Getting Code In Touch With Its Feminine Side

The Wall Street Journal reports that a developer poobah in Silicon Valley who happens to be a woman thinks that coding best practices are feminine by nature:

Emma McGrattan, the senior vice-president of engineering for computer-database company Ingres–and one of Silicon Valley’s highest-ranking female programmers–insists that men and women write code differently. Women are more touchy-feely and considerate of those who will use the code later, she says. They’ll intersperse their code–those strings of instructions that result in nifty applications and programs–with helpful comments and directions, explaining why they wrote the lines the way they did and exactly how they did it.

Men, on the other hand:

Men, on the other hand, have no such pretenses. Often, “they try to show how clever they are by writing very cryptic code,” she tells the Business Technology Blog. “They try to obfuscate things in the code,” and don’t leave clear directions for people using it later. McGrattan boasts that 70% to 80% of the time, she can look at a chunk of computer code and tell if it was written by a man or a woman.
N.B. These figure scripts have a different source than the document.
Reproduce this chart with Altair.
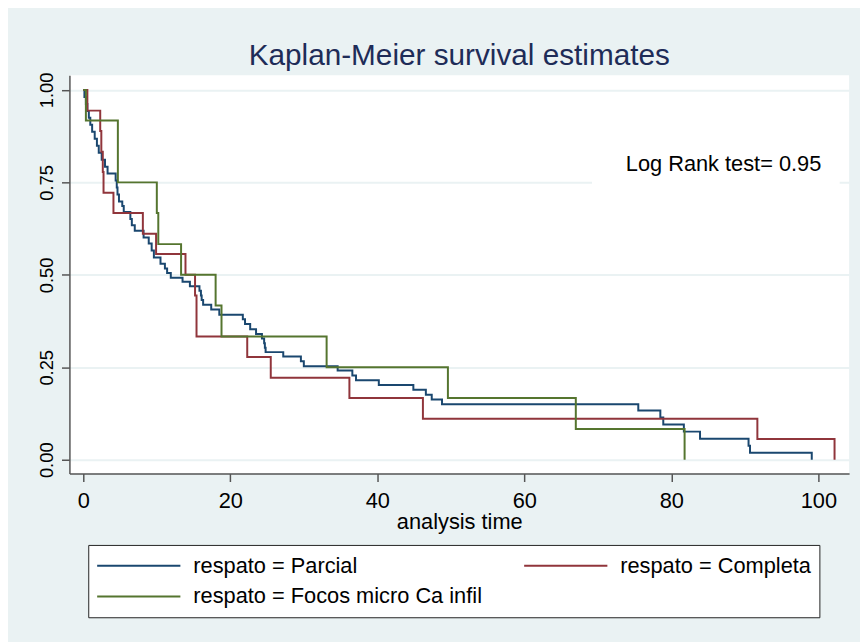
import altair as alt
import pandas as pd

# ---- data ----
groups = ["respato = Parcial", "respato = Completa", "respato = Focos micro Ca infil"]
colors = ["#1A476F", "#90353B", "#55752F"]

parcial_t = [0.0, 0.15, 0.35, 0.55, 0.75, 0.95, 1.2, 1.55, 1.85, 2.1, 2.5, 2.95, 3.3,
             4.4, 4.55, 4.65, 4.85, 5.3, 5.5, 6.4, 6.6, 7.0, 8.2, 8.9, 9.3, 9.6,
             10.5, 11.1, 11.4, 11.9, 13.5, 14.5, 15.8, 16.0, 16.1, 16.3, 17.4, 18.5,
             21.7, 22.0, 22.7, 23.5, 24.3, 24.6, 24.7, 24.8, 27.2, 29.6, 30.0,
             34.6, 36.6, 37.1, 40.2, 44.9, 46.6, 47.4, 48.8, 75.5, 78.5, 78.9,
             81.7, 83.9, 90.5, 90.7, 99.1]
parcial_s = [1.000, 0.981, 0.962, 0.943, 0.925, 0.906, 0.887, 0.868, 0.849, 0.830, 0.811, 0.792, 0.774,
             0.755, 0.736, 0.717, 0.698, 0.686, 0.670, 0.651, 0.634, 0.619, 0.601, 0.585, 0.566, 0.547,
             0.530, 0.517, 0.505, 0.492, 0.481, 0.469, 0.457, 0.444, 0.432, 0.419, 0.406, 0.392,
             0.380, 0.367, 0.353, 0.340, 0.328, 0.315, 0.303, 0.291, 0.279, 0.266, 0.253,
             0.241, 0.228, 0.215, 0.202, 0.189, 0.176, 0.163, 0.150, 0.133, 0.114, 0.095,
             0.076, 0.057, 0.038, 0.019, 0.000]

completa_t = [0.0, 0.55, 2.3, 2.45, 2.65, 2.75, 4.1, 8.1, 9.9, 13.9, 15.2, 15.4,
              22.3, 25.5, 36.2, 46.2, 91.7, 102.2]
completa_s = [1.000, 0.944, 0.889, 0.833, 0.778, 0.722, 0.667, 0.611, 0.556, 0.500, 0.444, 0.333,
              0.278, 0.222, 0.167, 0.111, 0.056, 0.000]

focos_t = [0.0, 0.35, 4.7, 10.0, 10.2, 13.3, 18.0, 18.8, 33.1, 49.6, 67.0, 81.8]
focos_s = [1.000, 0.917, 0.750, 0.667, 0.583, 0.500, 0.417, 0.333, 0.250, 0.167, 0.083, 0.000]

x_ticks = [0, 20, 40, 60, 80, 100]
y_ticks = [0, 0.25, 0.5, 0.75, 1.0]
x_domain = [-1.89, 104.18]
y_domain = [-0.0375, 1.0394]

note_text = ["Log Rank test= 0.95"]
note_x = [87.1]
note_y = [0.80]
note_box_x = [69.2]
note_box_x2 = [102.9]
note_box_y = [0.742]
note_box_y2 = [0.853]

# ---- tables ----
rows = []
for g, ts, ss in zip(groups, [parcial_t, completa_t, focos_t], [parcial_s, completa_s, focos_s]):
    for t, s in zip(ts, ss):
        rows.append({"group": g, "time": t, "surv": s})
df = pd.DataFrame(rows)

note_df = pd.DataFrame({"label": note_text, "time": note_x, "surv": note_y})
box_df = pd.DataFrame({"time": note_box_x, "time2": note_box_x2,
                       "surv": note_box_y, "surv2": note_box_y2})

FONT = "Liberation Sans"

xs = alt.Scale(domain=x_domain, nice=False, zero=False)
ys = alt.Scale(domain=y_domain, nice=False, zero=False)

x_axis = alt.Axis(values=x_ticks, format="d", grid=False, title="analysis time",
                  domainColor="#555555", domainWidth=1.5, tickColor="#555555", tickWidth=1.5,
                  tickSize=8, labelFont=FONT, labelFontSize=22, labelColor="black",
                  labelPadding=9, labelFlush=False, labelOverlap=False,
                  titleFont=FONT, titleFontSize=22, titleFontWeight="normal",
                  titleColor="black", titlePadding=0)
y_axis = alt.Axis(values=y_ticks, format=".2f", grid=True, gridColor="#EAF2F3", gridWidth=2,
                  title=None, domainColor="#555555", domainWidth=1.5, tickColor="#555555",
                  tickWidth=1.5, tickSize=8, labelAngle=270, labelAlign="center",
                  labelBaseline="alphabetic", labelFont=FONT, labelFontSize=18.5,
                  labelColor="black", labelPadding=9, labelFlush=False, labelOverlap=False)

box = alt.Chart(box_df).mark_rect(color="white").encode(
    x=alt.X("time:Q", scale=xs, axis=x_axis),
    x2="time2:Q",
    y=alt.Y("surv:Q", scale=ys, axis=y_axis),
    y2="surv2:Q",
)

lines = alt.Chart(df).mark_line(interpolate="step-after", strokeWidth=2).encode(
    x=alt.X("time:Q", scale=xs, axis=x_axis),
    y=alt.Y("surv:Q", scale=ys, axis=y_axis),
    color=alt.Color("group:N", scale=alt.Scale(domain=groups, range=colors),
                    legend=alt.Legend(title=None, orient="none", legendX=19, legendY=474,
                                      direction="horizontal", columns=2,
                                      symbolType="stroke", symbolSize=7056,
                                      symbolStrokeWidth=2, clipHeight=26, rowPadding=5,
                                      columnPadding=41, labelOffset=12, labelFont=FONT,
                                      labelFontSize=22, labelColor="black", labelLimit=500,
                                      padding=8, fillColor="white", strokeColor="#222222")),
)

note = alt.Chart(note_df).mark_text(font=FONT, fontSize=22, color="black",
                                    align="center", baseline="middle").encode(
    x=alt.X("time:Q", scale=xs, axis=x_axis),
    y=alt.Y("surv:Q", scale=ys, axis=y_axis),
    text="label:N",
)

chart = alt.layer(box, lines, note).properties(
    width=787, height=402,
    title=alt.TitleParams("Kaplan-Meier survival estimates", font=FONT, fontSize=30,
                          fontWeight="normal", color="#1E2C58", anchor="middle",
                          baseline="alphabetic", offset=4, dy=27, frame="group"),
    autosize=alt.AutoSizeParams(type="none"),
    padding={"left": 62, "top": 65, "right": 11, "bottom": 167},
    background="#EAF2F3",
).configure_view(fill="white", strokeWidth=0)

chart.save("out.html", embed_options={"renderer": "svg", "actions": False})
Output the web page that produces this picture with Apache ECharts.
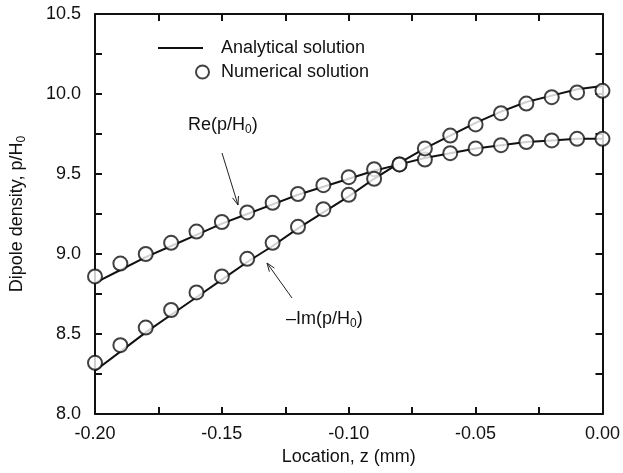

The solution is best practices, filtered through the lens of femininity:

In an effort to make Ingres’s computer code more user-friendly and gender-neutral, McGrattan helped institute new coding standards at the company. They require programmers to include a detailed set of comments before each block of code explaining what the piece of code does and why; developers also must supply a detailed history of any changes they have made to the code. The rules apply to both Ingres employees and members of the open-source community who contribute code to Ingres’s products.

Also, Ingres has abandoned programming languages that use he as the pronoun placeholder in method calls (no more he.Close() for them).

Heavens to murgatroid, don’t we have enough problems getting developers male and female to not be stupid without having to turn adoption of best practices as some front in the gender war?